Cali, octubre 9 de 2025. Actualizado: miércoles, octubre 8, 2025 23:44
Sigue siendo parte del alma del Valle del Cauca
Gardeazábal, el de Tuluá, semblanza de un escritor provinciano
Por Carlos Arboleda Conde
@carboledaco
Nació en un pueblo donde el sol parece quedarse más tiempo sobre los tejados, y el río habla bajito entre piedras y cañaduzales.
Fue un niño curioso, de mirada despierta, que hacía preguntas que los adultos preferían no responder.
En su casa se rezaba el rosario cada tarde, pero entre los rezos se colaba la voz firme de una madre distinta: una mujer de ideas amplias, que creía que la libertad empezaba en el pensamiento.
De ella heredó el hábito de leer antes de dormir y la costumbre de mirar el mundo con duda, con hambre de verdad.
Aprendió pronto que las palabras pueden abrir puertas o encender incendios, y que en los libros —más que en los templos— se hallan los secretos del alma humana.
En la escuela se volvió imposible de ignorar. Tenía la osadía de quien no teme contradecir y la pasión de quien cree que la palabra debe servir para transformar.
Muy joven ya escribía cuentos y los enviaba a revistas de Madrid y de París, donde los publicaban con sorpresa: un muchacho de un pueblo del Valle del Cauca escribía como si hubiera vivido mil vidas.

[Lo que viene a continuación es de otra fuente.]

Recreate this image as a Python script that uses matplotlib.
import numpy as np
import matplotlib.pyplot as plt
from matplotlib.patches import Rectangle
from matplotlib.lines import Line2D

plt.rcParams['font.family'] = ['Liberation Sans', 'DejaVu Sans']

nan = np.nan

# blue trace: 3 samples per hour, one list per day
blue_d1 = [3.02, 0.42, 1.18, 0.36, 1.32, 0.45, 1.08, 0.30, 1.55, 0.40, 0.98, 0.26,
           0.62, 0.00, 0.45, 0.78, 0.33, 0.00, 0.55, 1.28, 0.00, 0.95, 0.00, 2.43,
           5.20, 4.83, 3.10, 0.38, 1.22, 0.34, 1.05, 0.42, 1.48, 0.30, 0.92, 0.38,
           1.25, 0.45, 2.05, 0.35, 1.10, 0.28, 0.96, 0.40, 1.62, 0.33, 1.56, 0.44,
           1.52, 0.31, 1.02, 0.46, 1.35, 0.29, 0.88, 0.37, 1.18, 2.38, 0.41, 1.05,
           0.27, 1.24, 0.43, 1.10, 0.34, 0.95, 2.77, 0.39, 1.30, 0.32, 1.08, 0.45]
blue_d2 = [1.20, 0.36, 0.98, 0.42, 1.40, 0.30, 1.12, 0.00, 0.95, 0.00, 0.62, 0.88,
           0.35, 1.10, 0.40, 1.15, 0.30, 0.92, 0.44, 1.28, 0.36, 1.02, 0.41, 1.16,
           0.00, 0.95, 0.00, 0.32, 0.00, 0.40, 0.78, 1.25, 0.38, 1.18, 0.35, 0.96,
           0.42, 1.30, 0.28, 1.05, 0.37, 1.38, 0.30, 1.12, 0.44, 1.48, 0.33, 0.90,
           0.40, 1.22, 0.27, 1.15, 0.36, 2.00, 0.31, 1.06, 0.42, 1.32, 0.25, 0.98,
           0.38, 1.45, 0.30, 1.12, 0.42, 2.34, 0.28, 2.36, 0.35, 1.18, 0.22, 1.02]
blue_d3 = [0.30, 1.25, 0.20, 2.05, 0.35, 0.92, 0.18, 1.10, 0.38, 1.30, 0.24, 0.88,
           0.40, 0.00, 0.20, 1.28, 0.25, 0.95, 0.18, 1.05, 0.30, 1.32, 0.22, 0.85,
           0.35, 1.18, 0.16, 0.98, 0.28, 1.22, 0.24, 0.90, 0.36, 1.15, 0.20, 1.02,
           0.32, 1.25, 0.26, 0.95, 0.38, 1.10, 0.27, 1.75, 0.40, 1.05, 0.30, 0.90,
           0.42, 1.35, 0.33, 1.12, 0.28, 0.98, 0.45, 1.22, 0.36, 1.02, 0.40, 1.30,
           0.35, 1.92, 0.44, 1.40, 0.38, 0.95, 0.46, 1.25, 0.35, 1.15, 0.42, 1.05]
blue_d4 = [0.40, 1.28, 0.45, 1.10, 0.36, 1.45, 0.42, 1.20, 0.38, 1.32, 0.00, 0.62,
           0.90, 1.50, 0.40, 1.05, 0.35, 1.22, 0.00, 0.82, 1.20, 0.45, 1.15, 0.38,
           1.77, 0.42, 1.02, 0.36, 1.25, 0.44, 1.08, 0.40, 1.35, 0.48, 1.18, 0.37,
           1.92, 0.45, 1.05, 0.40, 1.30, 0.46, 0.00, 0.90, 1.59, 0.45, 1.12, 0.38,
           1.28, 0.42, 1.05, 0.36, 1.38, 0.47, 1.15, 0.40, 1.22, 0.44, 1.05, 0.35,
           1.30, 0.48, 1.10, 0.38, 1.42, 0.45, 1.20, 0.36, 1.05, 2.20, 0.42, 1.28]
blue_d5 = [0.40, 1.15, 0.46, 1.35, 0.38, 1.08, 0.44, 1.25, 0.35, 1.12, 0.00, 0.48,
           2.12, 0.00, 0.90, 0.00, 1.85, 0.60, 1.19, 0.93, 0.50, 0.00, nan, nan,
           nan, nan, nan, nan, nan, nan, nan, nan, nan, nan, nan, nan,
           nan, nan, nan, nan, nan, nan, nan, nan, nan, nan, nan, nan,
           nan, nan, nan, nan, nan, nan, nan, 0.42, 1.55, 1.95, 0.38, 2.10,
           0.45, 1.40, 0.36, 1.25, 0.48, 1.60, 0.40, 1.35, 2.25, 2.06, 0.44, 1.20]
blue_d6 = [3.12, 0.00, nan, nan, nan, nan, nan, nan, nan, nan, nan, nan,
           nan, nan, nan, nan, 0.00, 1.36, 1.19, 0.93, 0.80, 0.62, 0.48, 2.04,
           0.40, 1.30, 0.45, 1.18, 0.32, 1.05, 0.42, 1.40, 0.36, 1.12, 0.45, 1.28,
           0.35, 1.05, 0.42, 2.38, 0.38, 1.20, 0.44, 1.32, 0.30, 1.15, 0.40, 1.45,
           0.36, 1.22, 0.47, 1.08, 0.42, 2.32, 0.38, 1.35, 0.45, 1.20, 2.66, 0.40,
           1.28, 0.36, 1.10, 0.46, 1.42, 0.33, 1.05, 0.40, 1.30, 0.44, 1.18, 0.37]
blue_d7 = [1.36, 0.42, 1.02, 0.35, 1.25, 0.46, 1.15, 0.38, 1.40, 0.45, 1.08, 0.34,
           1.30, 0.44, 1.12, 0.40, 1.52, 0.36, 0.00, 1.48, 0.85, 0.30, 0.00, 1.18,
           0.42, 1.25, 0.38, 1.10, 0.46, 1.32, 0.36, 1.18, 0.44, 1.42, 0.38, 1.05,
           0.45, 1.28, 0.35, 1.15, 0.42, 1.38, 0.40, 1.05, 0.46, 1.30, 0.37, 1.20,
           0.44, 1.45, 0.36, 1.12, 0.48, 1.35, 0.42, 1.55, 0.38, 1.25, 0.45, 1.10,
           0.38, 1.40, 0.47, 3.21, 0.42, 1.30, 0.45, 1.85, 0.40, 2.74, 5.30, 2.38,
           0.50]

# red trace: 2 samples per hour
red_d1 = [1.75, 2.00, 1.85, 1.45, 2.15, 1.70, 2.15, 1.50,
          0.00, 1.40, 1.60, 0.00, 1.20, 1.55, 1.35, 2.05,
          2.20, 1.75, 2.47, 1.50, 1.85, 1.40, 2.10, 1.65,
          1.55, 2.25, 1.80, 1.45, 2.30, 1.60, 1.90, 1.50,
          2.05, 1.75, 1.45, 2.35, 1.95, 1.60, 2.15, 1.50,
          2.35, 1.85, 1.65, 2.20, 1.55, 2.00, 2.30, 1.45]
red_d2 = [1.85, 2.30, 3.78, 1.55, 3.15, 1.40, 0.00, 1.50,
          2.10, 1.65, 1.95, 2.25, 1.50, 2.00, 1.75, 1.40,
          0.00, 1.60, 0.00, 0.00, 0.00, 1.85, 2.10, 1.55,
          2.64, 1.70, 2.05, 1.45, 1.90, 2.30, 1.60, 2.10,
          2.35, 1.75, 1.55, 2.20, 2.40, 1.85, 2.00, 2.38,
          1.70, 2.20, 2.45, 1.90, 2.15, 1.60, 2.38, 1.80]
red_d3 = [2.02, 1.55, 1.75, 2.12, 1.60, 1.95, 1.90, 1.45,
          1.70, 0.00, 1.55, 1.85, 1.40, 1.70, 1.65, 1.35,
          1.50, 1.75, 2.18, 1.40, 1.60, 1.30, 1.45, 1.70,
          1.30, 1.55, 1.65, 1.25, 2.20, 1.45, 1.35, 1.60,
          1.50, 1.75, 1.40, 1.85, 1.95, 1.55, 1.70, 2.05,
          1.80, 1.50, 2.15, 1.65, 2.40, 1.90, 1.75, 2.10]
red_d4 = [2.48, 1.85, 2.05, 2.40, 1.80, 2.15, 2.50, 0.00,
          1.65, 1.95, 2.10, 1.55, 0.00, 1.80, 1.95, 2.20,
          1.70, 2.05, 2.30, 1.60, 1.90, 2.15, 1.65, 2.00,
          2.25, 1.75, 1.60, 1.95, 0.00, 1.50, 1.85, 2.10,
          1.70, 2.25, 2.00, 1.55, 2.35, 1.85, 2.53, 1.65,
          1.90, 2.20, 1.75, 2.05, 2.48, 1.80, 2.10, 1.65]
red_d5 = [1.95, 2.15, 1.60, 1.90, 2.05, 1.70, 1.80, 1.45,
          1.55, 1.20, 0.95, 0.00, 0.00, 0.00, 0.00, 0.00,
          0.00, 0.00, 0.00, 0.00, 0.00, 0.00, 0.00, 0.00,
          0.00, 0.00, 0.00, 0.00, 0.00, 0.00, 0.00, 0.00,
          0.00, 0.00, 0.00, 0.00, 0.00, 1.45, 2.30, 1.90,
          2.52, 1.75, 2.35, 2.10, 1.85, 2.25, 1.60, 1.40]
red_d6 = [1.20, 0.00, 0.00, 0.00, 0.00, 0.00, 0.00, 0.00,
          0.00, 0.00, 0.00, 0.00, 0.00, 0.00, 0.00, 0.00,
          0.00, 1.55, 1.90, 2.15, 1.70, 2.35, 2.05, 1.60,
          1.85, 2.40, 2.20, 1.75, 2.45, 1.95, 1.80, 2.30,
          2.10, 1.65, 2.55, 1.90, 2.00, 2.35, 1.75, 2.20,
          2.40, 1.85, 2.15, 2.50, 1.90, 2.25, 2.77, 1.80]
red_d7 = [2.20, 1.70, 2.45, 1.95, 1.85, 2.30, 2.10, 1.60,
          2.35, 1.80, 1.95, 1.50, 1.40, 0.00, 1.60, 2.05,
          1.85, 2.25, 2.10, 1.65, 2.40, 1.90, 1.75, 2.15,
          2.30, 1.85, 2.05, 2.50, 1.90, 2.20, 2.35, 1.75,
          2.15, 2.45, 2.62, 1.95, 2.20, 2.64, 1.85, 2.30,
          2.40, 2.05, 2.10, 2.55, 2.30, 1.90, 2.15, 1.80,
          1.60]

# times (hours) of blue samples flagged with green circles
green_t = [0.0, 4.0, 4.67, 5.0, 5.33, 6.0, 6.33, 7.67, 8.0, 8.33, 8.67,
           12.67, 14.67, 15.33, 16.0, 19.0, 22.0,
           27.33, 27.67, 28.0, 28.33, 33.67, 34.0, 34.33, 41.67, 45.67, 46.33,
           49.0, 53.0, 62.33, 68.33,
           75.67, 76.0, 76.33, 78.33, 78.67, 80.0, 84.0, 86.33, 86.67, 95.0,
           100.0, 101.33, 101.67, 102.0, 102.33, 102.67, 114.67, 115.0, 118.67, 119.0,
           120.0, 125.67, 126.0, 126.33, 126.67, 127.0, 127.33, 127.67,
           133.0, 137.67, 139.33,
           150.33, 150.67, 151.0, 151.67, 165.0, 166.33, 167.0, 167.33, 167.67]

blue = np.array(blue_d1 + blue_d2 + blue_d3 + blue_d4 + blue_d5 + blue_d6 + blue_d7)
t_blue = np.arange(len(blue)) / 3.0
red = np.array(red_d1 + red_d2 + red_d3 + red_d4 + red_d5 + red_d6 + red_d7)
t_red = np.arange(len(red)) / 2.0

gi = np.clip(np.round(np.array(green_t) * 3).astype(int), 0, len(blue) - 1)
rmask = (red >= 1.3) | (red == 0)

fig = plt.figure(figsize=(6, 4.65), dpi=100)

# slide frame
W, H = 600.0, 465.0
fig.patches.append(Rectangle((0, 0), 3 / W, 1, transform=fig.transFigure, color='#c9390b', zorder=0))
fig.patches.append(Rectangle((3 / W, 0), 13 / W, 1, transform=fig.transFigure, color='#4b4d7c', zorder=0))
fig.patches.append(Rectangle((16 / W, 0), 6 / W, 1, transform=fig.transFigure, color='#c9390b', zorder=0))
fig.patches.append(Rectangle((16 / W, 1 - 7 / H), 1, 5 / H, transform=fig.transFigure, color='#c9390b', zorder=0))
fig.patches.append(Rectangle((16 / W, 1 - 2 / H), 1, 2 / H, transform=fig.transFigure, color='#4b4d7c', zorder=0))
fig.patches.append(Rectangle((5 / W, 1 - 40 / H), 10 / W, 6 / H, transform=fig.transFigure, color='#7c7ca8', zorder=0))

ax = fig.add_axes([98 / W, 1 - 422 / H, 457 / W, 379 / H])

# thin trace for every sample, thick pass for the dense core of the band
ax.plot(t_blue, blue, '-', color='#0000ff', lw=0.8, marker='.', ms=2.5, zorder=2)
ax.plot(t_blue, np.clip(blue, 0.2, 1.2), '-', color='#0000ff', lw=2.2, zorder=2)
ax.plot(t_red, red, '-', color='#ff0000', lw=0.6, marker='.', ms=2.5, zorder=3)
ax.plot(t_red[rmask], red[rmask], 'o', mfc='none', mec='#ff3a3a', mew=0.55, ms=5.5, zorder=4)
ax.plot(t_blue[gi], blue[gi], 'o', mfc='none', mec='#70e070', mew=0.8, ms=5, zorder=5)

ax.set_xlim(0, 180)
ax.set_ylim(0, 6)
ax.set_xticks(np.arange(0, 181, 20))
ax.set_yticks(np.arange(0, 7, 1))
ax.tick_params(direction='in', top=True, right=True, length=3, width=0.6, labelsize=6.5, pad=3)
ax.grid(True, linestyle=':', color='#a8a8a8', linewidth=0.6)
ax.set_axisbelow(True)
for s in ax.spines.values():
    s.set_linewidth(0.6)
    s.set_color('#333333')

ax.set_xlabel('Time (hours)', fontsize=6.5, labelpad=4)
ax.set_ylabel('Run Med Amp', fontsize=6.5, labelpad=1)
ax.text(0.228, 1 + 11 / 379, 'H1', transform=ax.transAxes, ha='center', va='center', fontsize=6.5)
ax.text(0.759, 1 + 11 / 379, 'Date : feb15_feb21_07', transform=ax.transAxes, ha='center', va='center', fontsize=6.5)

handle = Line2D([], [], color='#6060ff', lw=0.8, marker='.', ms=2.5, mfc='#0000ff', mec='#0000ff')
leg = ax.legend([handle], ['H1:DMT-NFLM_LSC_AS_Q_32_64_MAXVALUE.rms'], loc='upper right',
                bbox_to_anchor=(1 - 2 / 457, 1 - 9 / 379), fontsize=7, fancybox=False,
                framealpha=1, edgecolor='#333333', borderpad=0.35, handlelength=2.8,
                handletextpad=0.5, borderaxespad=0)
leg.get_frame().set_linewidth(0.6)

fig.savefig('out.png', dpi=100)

Le gusta la compañía de sus amigos, las tertulias interminables, el café recién colado y las caminatas por la ribera del río, donde las ideas se mezclan con la brisa tibia.
Allí, entre carcajadas y silencios, se fue forjando su sensibilidad de escritor: esa mezcla de ternura e ironía que aún hoy lo distingue entre los grandes narradores del país.
Desde su juventud, se convirtió en un líder. No de esos que imponen, sino de los que incomodan. Su voz resonaba —y sigue resonando— en las aulas, en los periódicos y en la radio; habla con un filo que corta las mentiras y con un humor que desarma la solemnidad.
Su vida ha sido un diálogo constante entre el arte y la política, entre la literatura y la lucha por un país menos hipócrita.
Cuando el destino lo llevó al despacho del gobernador del Valle del Cauca, entró el primer día con una flauta bajo el brazo.
No era adorno ni capricho: era símbolo. La cultura debía tener un lugar en la administración, porque sin ella —decía— gobernar era solo llenar formularios.
Aquello sorprendió a sus funcionarios, pero también los hizo sonreír: el poeta no se quitaba el alma ni al asumir el poder.
Su vida, como su obra, ha tenido humor y tempestad. Ha celebrado triunfos que parecían imposibles y enfrentado caídas que lo marcaron profundamente.
Un día fue víctima de un asalto en su propia casa; los ladrones no se llevaron joyas ni dinero, solo sus computadores. Querían robarle las palabras, pero no sabían que él escribe también desde la memoria.
Porque su vida entera es eso: memoria convertida en palabra. De esa obstinación nacieron sus novelas —Cóndores no entierran todos los días, El bazar de los idiotas, La Boba y el Buda, El Divino, Comandante Paraíso— historias que retratan sin disfraces la violencia, la fe, el poder y la ironía de un país que parece repetirse en cada generación.
Sus libros han viajado por el mundo, traducidos a idiomas que él quizá no hable, pero en todos sigue latiendo la voz del Valle, el rumor del río, el acento del Tuluá que lo vio nacer.
Ganó premios en España, becas internacionales y honores universitarios, pero lo que más lo enorgullece es que la gente del pueblo aún lo lea, aún se reconozca en sus páginas.
A veces parece cínico, otras veces tierno. Puede lanzar una crítica feroz en la radio y, minutos después, reírse de sí mismo con un café en la mano.
Así es él: un hombre que no se esconde detrás de los títulos, un escritor que no teme la controversia.
Su vida sigue tan intensa como sus libros, y su palabra, viva y desafiante, continúa incomodando y emocionando a quienes la escuchan.
Hoy, el niño del río —aquel que creció entre rezos y rebeldías— sigue siendo parte del alma del Valle del Cauca.
Su voz se escucha en las aulas, en las emisoras y en las conversaciones de quienes aún creen que escribir es una forma de resistencia.
Y así, mientras el río Tuluá continúa su curso, parece que las aguas siguen susurrando su historia: la de un hombre que ha hecho de la palabra su destino, y del pensamiento libre, su casa eterna.